[Start of DATA ENTRIES]
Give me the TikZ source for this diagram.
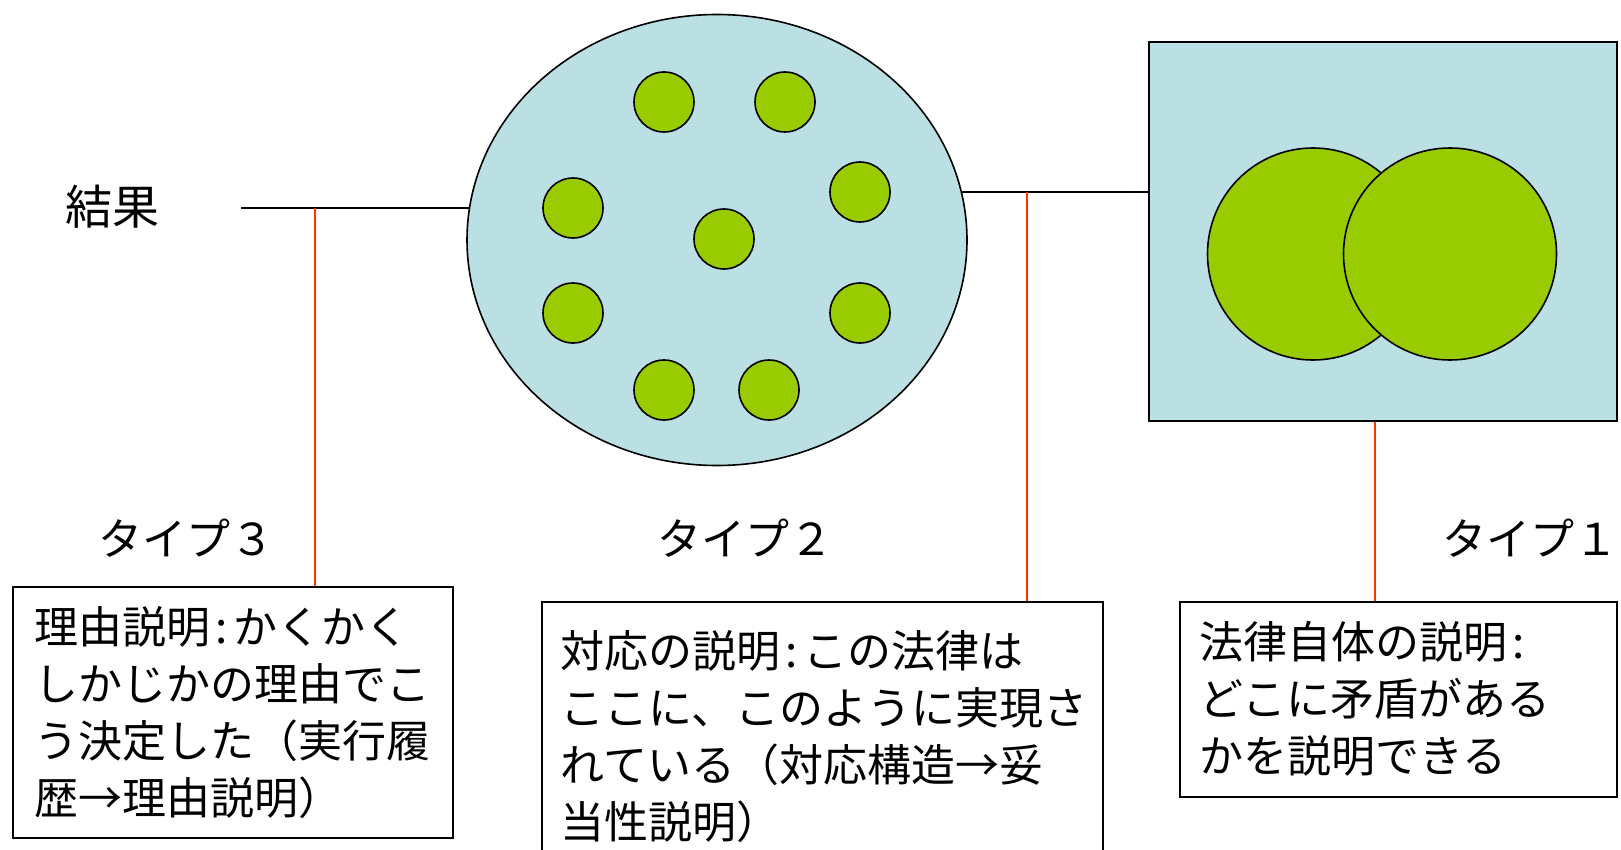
\documentclass[tikz,border=0pt]{standalone}
\usepackage{fontspec}
\newfontfamily\jp{Noto Sans CJK JP}
\usetikzlibrary{shapes.geometric}
\definecolor{paleblue}{HTML}{BBE0E3}
\definecolor{leaf}{HTML}{99CC00}
\definecolor{linkred}{HTML}{FF3300}
\newcommand{\jcolon}{\hspace{5pt}:\hspace{5pt}}
\begin{document}
\begin{tikzpicture}[x=1pt,y=-1pt,
  shapeline/.style={draw=black,line width=1.6pt},
  dot/.style={circle,shapeline,fill=leaf,minimum size=60pt,inner sep=0pt},
  bigdot/.style={ellipse,shapeline,fill=leaf,inner sep=0pt},
  blackline/.style={draw=black,line width=1.8pt},
  redline/.style={draw=linkred,line width=1.3pt},
  label/.style={font=\jp\fontsize{44}{57}\selectfont,inner sep=0pt},
  textbox/.style={draw=black,line width=1.6pt,fill=white,anchor=north west,align=left,
    font=\jp\fontsize{44}{57}\selectfont,inner ysep=0pt}
]
\useasboundingbox (0,0) rectangle (1621,850);

% result label
\node[label,font=\jp\fontsize{47}{57}\selectfont] (res) at (112,207) {結果};

% type 2 system (ellipse)
\node[ellipse,shapeline,fill=paleblue,minimum width=500pt,minimum height=451pt,inner sep=0pt] (sys) at (717,240) {};
\node[dot] (d1) at (664,102) {};
\node[dot] (d2) at (785,102) {};
\node[dot] (d3) at (573,208) {};
\node[dot] (d4) at (860,192) {};
\node[dot] (d5) at (724,239) {};
\node[dot] (d6) at (573,313) {};
\node[dot] (d7) at (860,313) {};
\node[dot] (d8) at (664,390) {};
\node[dot] (d9) at (769,390) {};

% type 1 law (rectangle)
\node[rectangle,shapeline,fill=paleblue,minimum width=468pt,minimum height=379pt,inner sep=0pt,anchor=north west] (law) at (1148,41) {};
\node[bigdot,minimum width=211pt,minimum height=212pt] (c1) at (1313,254) {};
\node[bigdot,minimum width=213pt,minimum height=212pt] (c2) at (1450,254) {};

% type labels
\node[label] (ty3) at (186,538) {タイプ３};
\node[label] (ty2) at (745,538) {タイプ２};
\node[label] (ty1) at (1530,538) {タイプ１};

% text boxes
\node[textbox,minimum width=440pt,minimum height=251pt,inner xsep=22pt,text width=396pt] (box3) at (12,586)
  {理由説明\jcolon かくかく\\しかじかの理由でこ\\う決定した（実行履\\歴→理由説明）};
\node[textbox,minimum width=561pt,minimum height=270pt,inner xsep=19pt,text width=523pt] (box2) at (541,601)
  {対応の説明\jcolon この法律は\\ここに、このように実現さ\\れている（対応構造→妥\\当性説明）};
\node[textbox,minimum width=437pt,minimum height=195pt,inner xsep=20pt,text width=397pt] (box1) at (1179,601)
  {法律自体の説明\hspace{5pt}:\\どこに矛盾がある\\かを説明できる};

% black connectors
\coordinate (ls) at (241,208);
\draw[blackline] (ls) -- (ls -| sys.172.6);
\draw[blackline] (sys.11) -- (sys.11 -| law.west);

% red connectors
\coordinate (t3) at (315,208);
\draw[redline] (t3) -- (t3 |- box3.north);
\coordinate (t2) at (sys.11 -| 1027,0);
\draw[redline] (t2) -- (t2 |- box2.north);
\coordinate (t1) at (law.south -| 1375,0);
\draw[redline] (t1) -- (t1 |- box1.north);
\end{tikzpicture}
\end{document}
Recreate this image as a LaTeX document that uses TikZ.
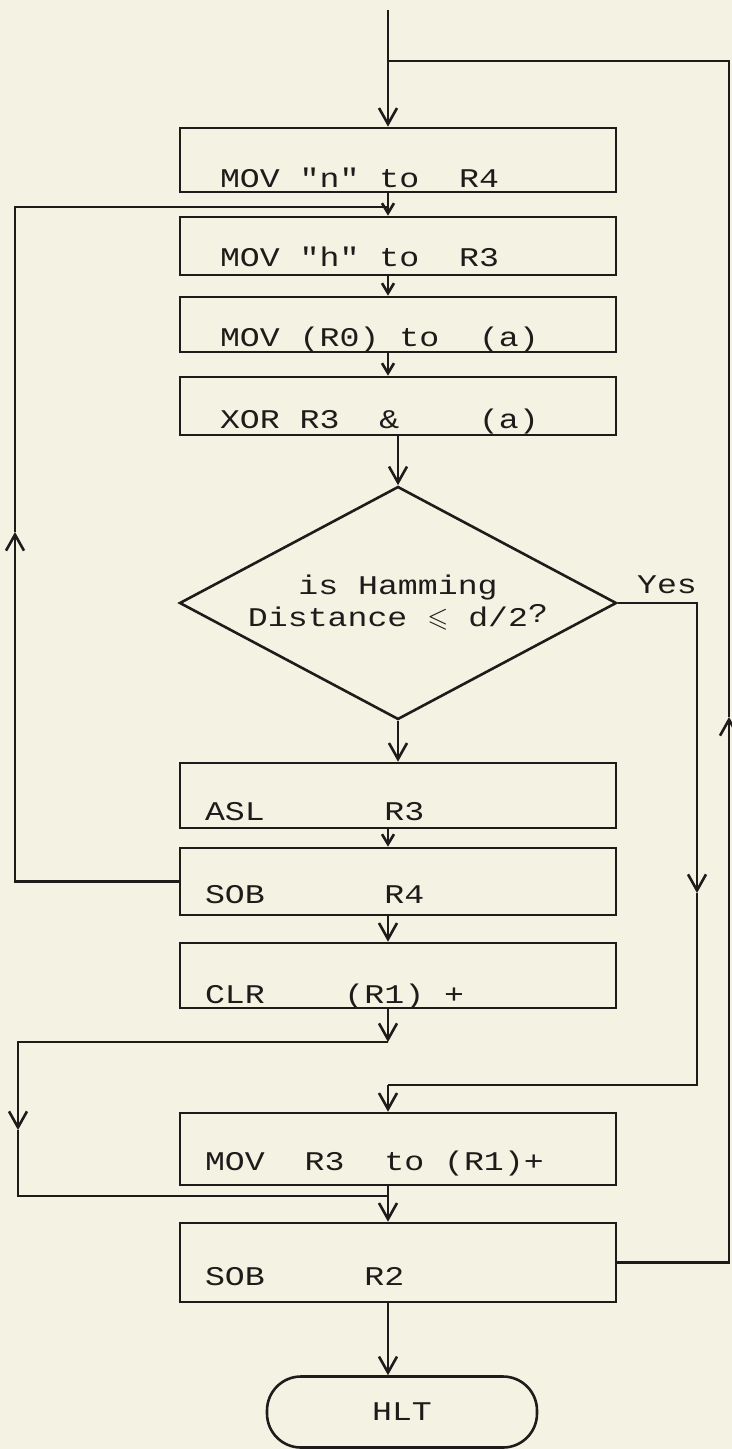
\documentclass[tikz,border=0pt]{standalone}
\usepackage{fontspec}
\usepackage{amssymb}
\newfontfamily\tw{Liberation Mono}[FakeStretch=1.23]
\newlength\pitchw
\newcommand\fixpitch{\settowidth\pitchw{M}}
\newcommand\gapw[1][1]{\hspace*{#1\pitchw}}
\usetikzlibrary{arrows.meta,positioning,shapes.geometric}
\definecolor{paper}{HTML}{F4F2E3}
\definecolor{ink}{HTML}{1E1C1A}

\begin{document}
\begin{tikzpicture}[x=0.5pt, y=-0.5pt, color=ink, line width=1.3pt,
  font={\tw\fontsize{13.5}{16}\selectfont\fixpitch},
  ar/.style={-{Straight Barb[length=8pt,width=9pt]}},
  sar/.style={-{Straight Barb[length=5pt,width=6pt]}},
  box/.style 2 args={draw, rectangle, minimum width=218pt, inner xsep=12.5pt, text width=193pt,
    inner ysep=0pt, align=left, text height=#1, text depth=#2},
  boxin/.style 2 args={box={#1}{#2}, inner xsep=20pt, text width=178pt}]
\fill[paper] (0,0) rectangle (732,1449);
\useasboundingbox (0,0) rectangle (732,1449);
% program blocks
\node[boxin={30pt}{2pt}] (movn) at (398,160) {MOV\gapw"n"\gapw to\gapw[2]R4};
\node[boxin={25pt}{4pt}] (movh) at (398,246) {MOV\gapw"h"\gapw to\gapw[2]R3};
\node[boxin={25pt}{2.5pt}] (movr) at (398,324.5) {MOV\gapw(R0)\gapw to\gapw[2](a)};
\node[boxin={25.5pt}{3.5pt}] (xor) at (398,406) {XOR\gapw R3\gapw[2]\&\gapw[4](a)};
\node[diamond, draw, aspect=1.87, minimum width=218.5pt, minimum height=116.5pt, inner sep=0pt,
  align=center] (dist) at (398,603) {is\gapw Hamming\\Distance\gapw$\leqslant$\gapw d/2\raisebox{2pt}{?}};
\node[anchor=base west, inner sep=0pt] (yes) at ([xshift=9pt,yshift=5pt]dist.east) {Yes};
\node[box={28.5pt}{4pt}] (asl) at (398,795.5) {ASL\gapw[6]R3};
\node[box={27.5pt}{6pt}] (sobf) at (398,881.5) {SOB\gapw[6]R4};
\node[box={30pt}{2.5pt}] (clr) at (398,975.5) {CLR\gapw[4](R1)\gapw+};
\node[box={28.5pt}{7.5pt}] (movt) at (398,1149) {MOV\gapw[2]R3\gapw[2]to\gapw(R1)+};
\node[box={31pt}{8.5pt}] (sobt) at (398,1262.5) {SOB\gapw[5]R2};
\node[draw, rounded corners=17pt, minimum width=135pt, minimum height=35.5pt] (hlt) at (402,1412) {HLT};
% corners of the loops
\coordinate (top) at (388,10);
\coordinate (rup) at (729,717);
\coordinate (rtop) at (729,61);
\coordinate (lup) at (15,532);
\coordinate (ltop) at (15,207);
\coordinate (ydown) at (697,893);
\coordinate (ybot) at (697,1085);
\coordinate (bl) at (18,1042);
\coordinate (bdown) at (18,1130);
\coordinate (bb) at (18,1196);
% main flow
\draw[ar] (top) -- (movn.north -| top);
\draw[sar] (movn.south -| top) -- (movh.north -| top);
\draw[sar] (movh.south -| top) -- (movr.north -| top);
\draw[sar] (movr.south -| top) -- (xor.north -| top);
\draw[ar] (xor.south -| dist.north) -- (dist.north);
\draw[ar] (dist.south) -- (asl.north -| dist.south);
\draw[sar] (asl.south -| top) -- (sobf.north -| top);
\draw[ar] (sobf.south -| top) -- (clr.north -| top);
\draw[ar] (clr.south -| top) -- (bl -| top);
\draw[ar] (movt.south -| top) -- (sobt.north -| top);
\draw[ar] (sobt.south -| top) -- (hlt.north -| top);
% loops
\draw[ar] (sobt.east) -| (rup);
\draw (rup) -- (rtop) -- (rtop -| top);
\draw[ar] (sobf.west) -| (lup);
\draw (lup) -- (ltop) -- (ltop -| top);
\draw[ar] (dist.east) -| (ydown);
\draw (ydown) -- (ybot) -- (ybot -| top);
\draw[ar] (ybot -| top) -- (movt.north -| top);
\draw[ar] (bl -| top) -- (bl) -- (bdown);
\draw (bdown) -- (bb) -- (bb -| top);
\end{tikzpicture}
\end{document}
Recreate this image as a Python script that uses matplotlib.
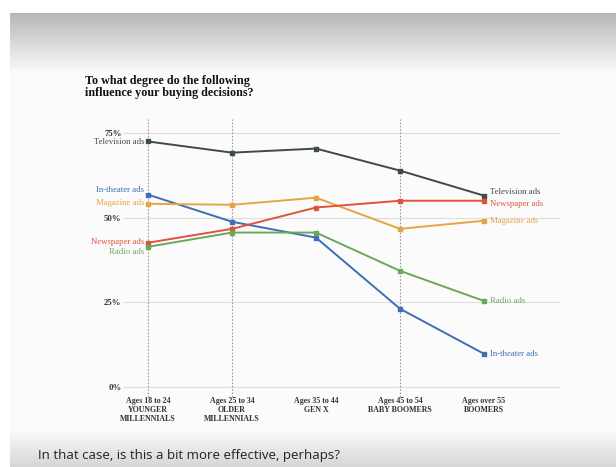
"""
Slope chart: influence of ad channels on buying decisions by age group
"""

import numpy as np
import matplotlib.pyplot as plt

# Datos
age_groups = ["Ages 18 to 24\nYOUNGER\nMILLENNIALS",
              "Ages 25 to 34\nOLDER\nMILLENNIALS",
              "Ages 35 to 44\nGEN X",
              "Ages 45 to 54\nBABY BOOMERS",
              "Ages over 55\nBOOMERS"]
series_names = ["Television ads", "In-theater ads", "Magazine ads",
                "Newspaper ads", "Radio ads"]
television = [72.5, 69.2, 70.4, 63.9, 56.5]
in_theater = [56.8, 48.8, 44.1, 23.1, 9.8]
magazine = [54.1, 53.8, 55.9, 46.7, 49.1]
newspaper = [42.6, 46.7, 53.0, 55.0, 55.0]
radio = [41.4, 45.6, 45.6, 34.3, 25.4]
y_ticks = [0, 25, 50, 75]
y_tick_labels = ["0%", "25%", "50%", "75%"]

values = [television, in_theater, magazine, newspaper, radio]
colors = ["#3f4b47", "#3c6fb4", "#e8a444", "#e0533f", "#6aa85a"]
# desplazamientos verticales (px) para que las etiquetas no se pisen
left_shift = [-1, 5, 1, 1, -5]
right_shift = [4, 0, 0, -3, 0]

W, H = 616, 467
fig = plt.figure(figsize=(W / 100, H / 100), dpi=100)

# Fondo de la diapositiva con degradados arriba y abajo
bg = np.ones((H, W, 3))
top = np.linspace(0.72, 0.97, 57)
bg[13:70, 10:, :] = top[:, None, None]
bg[70:432, 10:, :] = 0.985
bottom = np.linspace(0.975, 0.84, 35)
bg[432:, 10:, :] = bottom[:, None, None]
bga = fig.add_axes([0, 0, 1, 1])
bga.imshow(bg, aspect="auto", interpolation="bilinear")
bga.axis("off")

x0, x1 = 148, 484
y0, y1 = 387, 133
ax = fig.add_axes([x0 / W, (H - y0) / H, (x1 - x0) / W, (y0 - y1) / H])
ax.set_facecolor("none")
ax.set_xlim(0, len(age_groups) - 1)
ax.set_ylim(0, 75)
for s in ax.spines.values():
    s.set_visible(False)

serif = "Liberation Serif"
xs = np.arange(len(age_groups))

# Lineas guia
ax.hlines(y_ticks, -0.3, 4.9, color="#dedede", lw=0.8, clip_on=False, zorder=0)
for i in [0, 1, 3]:
    ax.vlines(i, -3, 79, color="#9a9a9a", lw=0.8, ls=(0, (1.5, 1.5)),
              clip_on=False, zorder=0)

for name, vals, c, dl, dr in zip(series_names, values, colors,
                                 left_shift, right_shift):
    ax.plot(xs, vals, color=c, lw=1.4, marker="s", ms=3.2, clip_on=False,
            zorder=3)
    ax.annotate(name, (0, vals[0]), xytext=(-4, dl), textcoords="offset pixels",
                ha="right", va="center", fontsize=6.3, color=c, family=serif)
    ax.annotate(name, (4, vals[-1]), xytext=(6, dr), textcoords="offset pixels",
                ha="left", va="center", fontsize=6.3, color=c, family=serif)

ax.set_yticks(y_ticks)
ax.set_yticklabels(y_tick_labels, family=serif, fontsize=6.3,
                   fontweight="bold", color="#333333")
ax.tick_params(axis="y", length=0, pad=19)
ax.set_xticks(xs)
ax.set_xticklabels(age_groups, family=serif, fontsize=5.7, fontweight="bold",
                   color="#333333", linespacing=1.15)
ax.tick_params(axis="x", length=0, pad=7)

fig.text(85 / W, 1 - 75 / H,
         "To what degree do the following\ninfluence your buying decisions?",
         ha="left", va="top", fontsize=8.7, family=serif, fontweight="bold",
         color="#111111", linespacing=1.0)

fig.text(38 / W, 1 - 455 / H,
         "In that case, is this a bit more effective, perhaps?",
         ha="left", va="center", fontsize=9.5, family="Open Sans",
         color="#222222")

fig.savefig("out.png", dpi=100)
[End of DATA ENTRIES]
WHAT THE TASK REQUIRES:
The required output is the exact run of lines from the start of the records through the line containing "(res) at (112,207)", both ends included, with no pictures.

RESULT FOR THIS EXERCISE:
Give me the TikZ source for this diagram.
\documentclass[tikz,border=0pt]{standalone}
\usepackage{fontspec}
\newfontfamily\jp{Noto Sans CJK JP}
\usetikzlibrary{shapes.geometric}
\definecolor{paleblue}{HTML}{BBE0E3}
\definecolor{leaf}{HTML}{99CC00}
\definecolor{linkred}{HTML}{FF3300}
\newcommand{\jcolon}{\hspace{5pt}:\hspace{5pt}}
\begin{document}
\begin{tikzpicture}[x=1pt,y=-1pt,
  shapeline/.style={draw=black,line width=1.6pt},
  dot/.style={circle,shapeline,fill=leaf,minimum size=60pt,inner sep=0pt},
  bigdot/.style={ellipse,shapeline,fill=leaf,inner sep=0pt},
  blackline/.style={draw=black,line width=1.8pt},
  redline/.style={draw=linkred,line width=1.3pt},
  label/.style={font=\jp\fontsize{44}{57}\selectfont,inner sep=0pt},
  textbox/.style={draw=black,line width=1.6pt,fill=white,anchor=north west,align=left,
    font=\jp\fontsize{44}{57}\selectfont,inner ysep=0pt}
]
\useasboundingbox (0,0) rectangle (1621,850);

% result label
\node[label,font=\jp\fontsize{47}{57}\selectfont] (res) at (112,207) {結果};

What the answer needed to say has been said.